I laughed out loud at several parts, skimmed many sections and enjoyed others. Overall I give this book a “just ok.”
& Sons by David Gilbert
A.N. Dryer wrote a very famous novel, Ampersand, about his prep school when his was a young man. The huge success of this novel greatly impacted his life, his sons lives and the life of his best friend’s son, Philip Topping. Facing his seemingly impending doom, Andrew calls his two adult sons to his home so they can meet his teenaged son Andy. An shorter summary: the adult sons’ lives suck in the shadow of the great author and his book.
Charlie Topping was Andrew’s best friend since childhood. Many of Andrews characters were based on Charlie. Letters from Andrew to Charlie and sections of Ampersand fill in the outline of this friendship. This is the central relationship to the entire book.

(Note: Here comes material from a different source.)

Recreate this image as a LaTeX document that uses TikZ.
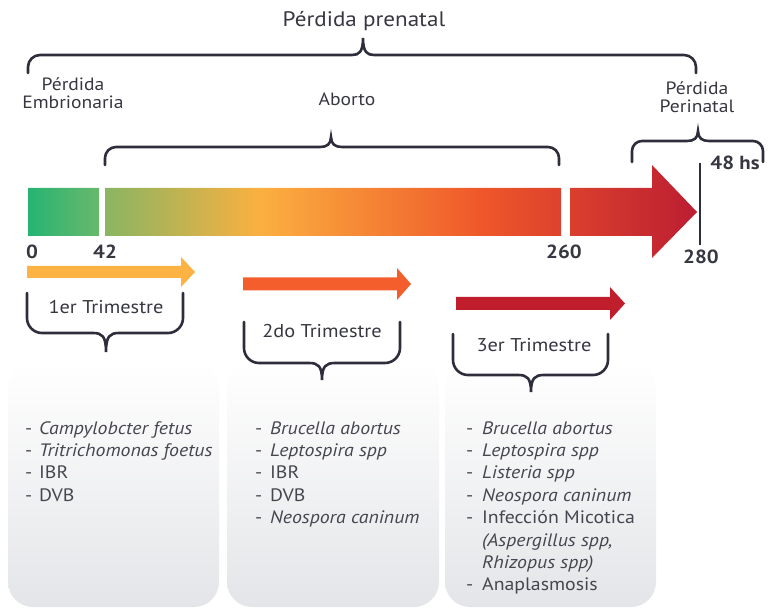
\documentclass[tikz,border=0pt]{standalone}
\usepackage{fontspec}
\setmainfont[FakeStretch=1.1]{PT Sans}
\definecolor{cgA}{RGB}{38,180,115}
\definecolor{cgB}{RGB}{105,184,108}
\definecolor{cgC}{RGB}{138,181,98}
\definecolor{cgD}{RGB}{251,176,64}
\definecolor{cgE}{RGB}{239,88,42}
\definecolor{cgF}{RGB}{188,29,50}
\definecolor{bracec}{RGB}{45,45,60}
\definecolor{txtc}{RGB}{55,55,65}
\definecolor{lstc}{RGB}{70,70,80}
\definecolor{boxg}{RGB}{228,229,232}
\definecolor{ayel}{RGB}{253,179,67}
\definecolor{aora}{RGB}{244,93,44}
\definecolor{ared}{RGB}{193,30,45}
\pgfdeclarehorizontalshading{barshade}{100bp}{color(0bp)=(cgA); color(25bp)=(cgA); color(30.31bp)=(cgB); color(30.75bp)=(cgC); color(42.34bp)=(cgD); color(58.78bp)=(cgE); color(75bp)=(cgF); color(100bp)=(cgF)}
\newcommand\upbrace[7]{%
\draw[bracestyle] (#1,#5) -- (#1,#4+#7) .. controls (#1,#4+0.45*#7) and (#1+0.45*#7,#4) .. (#1+#7,#4)
 -- (#3-11,#4) .. controls (#3-4,#4) and (#3,#4-3) .. (#3,#6)
 .. controls (#3,#4-3) and (#3+4,#4) .. (#3+11,#4)
 -- (#2-#7,#4) .. controls (#2-0.45*#7,#4) and (#2,#4+0.45*#7) .. (#2,#4+#7) -- (#2,#5);}
\newcommand\dnbrace[7]{%
\draw[bracestyle] (#1,#4) -- (#1,#5-#7) .. controls (#1,#5-0.45*#7) and (#1+0.45*#7,#5) .. (#1+#7,#5)
 -- (#3-13,#5) .. controls (#3-4,#5) and (#3,#5+3) .. (#3,#6)
 .. controls (#3,#5+3) and (#3+4,#5) .. (#3+13,#5)
 -- (#2-#7,#5) .. controls (#2-0.45*#7,#5) and (#2,#5-0.45*#7) .. (#2,#5-#7) -- (#2,#4);}
\newcommand\li[5]{%
\node[lst] (#1d) at (#2,#4) {-};
\node[lst] (#1) at (#3,#4) {#5};}
\begin{document}
\begin{tikzpicture}[x=1pt,y=-1pt,
  bracestyle/.style={draw=bracec,line width=2.6pt,line cap=round},
  ttl/.style={text=txtc,font=\fontsize{21}{23}\selectfont,inner sep=0pt},
  hdr/.style={text=txtc,font=\fontsize{17.8}{17.5}\selectfont,inner sep=0pt,align=center},
  trim/.style={text=txtc,font=\fontsize{18.5}{20}\selectfont,inner sep=0pt},
  num/.style={text=txtc,font=\fontsize{19}{20}\selectfont\bfseries,inner sep=0pt},
  lst/.style={text=lstc,font=\fontsize{18}{20}\selectfont,inner sep=0pt,anchor=base west},
  boxstyle/.style={top color=white,bottom color=boxg,rounded corners=25pt}]
\useasboundingbox (0,0) rectangle (768,609);
% gray boxes
\shade[boxstyle] (8,362) rectangle (219,607);
\shade[boxstyle] (227,362) rectangle (439,607);
\shade[boxstyle] (445,362) rectangle (656,607);
% gradient bar
\shade[shading=barshade] (28,188) rectangle (99,236)
  (105,188) rectangle (561,236)
  (570,188) -- (652,188) -- (652,165) -- (697,212) -- (652,258) -- (652,236) -- (570,236) -- cycle;
% end line
\coordinate (vt) at (700,163);
\coordinate (vb) at (700,245);
\draw[draw=bracec,line width=2.4pt] (vt) -- (vb);
% trimester arrows
\fill[ayel] (27,266) -- (181,266) -- (181,257) -- (195,272) -- (181,287) -- (181,278) -- (27,278) -- cycle;
\fill[aora] (243,277.5) -- (397,277.5) -- (397,268) -- (411,284) -- (397,300) -- (397,290.5) -- (243,290.5) -- cycle;
\fill[ared] (456,297) -- (610,297) -- (610,287) -- (625,303.5) -- (610,320) -- (610,310) -- (456,310) -- cycle;
% braces
\upbrace{28}{696}{363}{55}{73}{38}{12}
\upbrace{105}{559}{331}{147}{165}{137}{11}
\upbrace{632}{763}{698}{141}{162}{131}{10}
\dnbrace{27}{183}{106}{293}{333}{352}{15}
\dnbrace{244}{400}{322}{322}{363}{380}{15}
\dnbrace{453}{608}{531}{334}{375}{392}{15}
% headings
\node[ttl] (prenatal) at (364,21) {Pérdida prenatal};
\node[hdr] (embr) at (73,93) {Pérdida\\Embrionaria};
\node[hdr] (aborto) at (347,99) {Aborto};
\node[hdr] (peri) at (697,97) {Pérdida\\Perinatal};
% numbers
\node[num] (n0) at (32,252) {0};
\node[num] (n42) at (105,252) {42};
\node[num] (n260) at (564,252) {260};
\node[num] (n280) at (701,257) {280};
\node[num] (n48) at (735,163) {48 hs};
% trimester labels
\node[trim] (t1) at (106,307) {1er Trimestre};
\node[trim] (t2) at (322,331) {2do Trimestre};
\node[trim] (t3) at (534,345) {3er Trimestre};
% lists
\li{a1}{25}{39}{434}{\textit{Campylobcter fetus}}
\li{a2}{25}{39}{456.4}{\textit{Tritrichomonas foetus}}
\li{a3}{25}{39}{478.8}{IBR}
\li{a4}{25}{39}{501.2}{DVB}
\li{b1}{255}{270}{434}{\textit{Brucella abortus}}
\li{b2}{255}{270}{456.4}{\textit{Leptospira spp}}
\li{b3}{255}{270}{478.8}{IBR}
\li{b4}{255}{270}{501.2}{DVB}
\li{b5}{255}{270}{523.6}{\textit{Neospora caninum}}
\li{c1}{466}{482}{434}{\textit{Brucella abortus}}
\li{c2}{466}{482}{456.4}{\textit{Leptospira spp}}
\li{c3}{466}{482}{478.8}{\textit{Listeria spp}}
\li{c4}{466}{482}{501.2}{\textit{Neospora caninum}}
\li{c5}{466}{482}{523.6}{Infección Micotica}
\node[lst] (c6) at (482,546) {\textit{(Aspergillus spp,}};
\node[lst] (c7) at (482,568.4) {\textit{Rhizopus spp)}};
\li{c8}{466}{482}{590.8}{Anaplasmosis}
\end{tikzpicture}
\end{document}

Many scenes, particularly those with the Dyer boys Richard, Jamie and Andy and those between Andrew and Charlie are narrated by Philip. Philip’s unreliability got me to thinking about the issues people carry around such as feelings of inferiority or socially awkwardness and how those feelings affect relationships. Some accept their situation and live a life within their social boundaries which ultimately allows for expansion. Others resist accepting the situation or the boundaries thus allowing anger and bitterness to actually make their lives smaller. The oblivious are in their own world, so the awkwardness nor boundaries matter. Poor Philip will never overcome his lot, self-imposed and otherwise.
This is a good book. I got frustrated with the detail, paragraphs and pages that did not really help build a character or advance the story. I wanted more of the Andrew Dyer and Charlie Topping friendship and less of the adult child blah, blah, blah. Blind alleys should only be part of the process in crime novels. A good editor could have helped the author streamline this book. That would have made this a 5 out of 5 star book rather than a 2.5 star book.
A long weekend means an extra day of reading! I plan to enjoy
& Sons by David Gilbert and Lookaway, Lookaway by Wilton Barhardt.
What books will you read over Labor Day Weekend?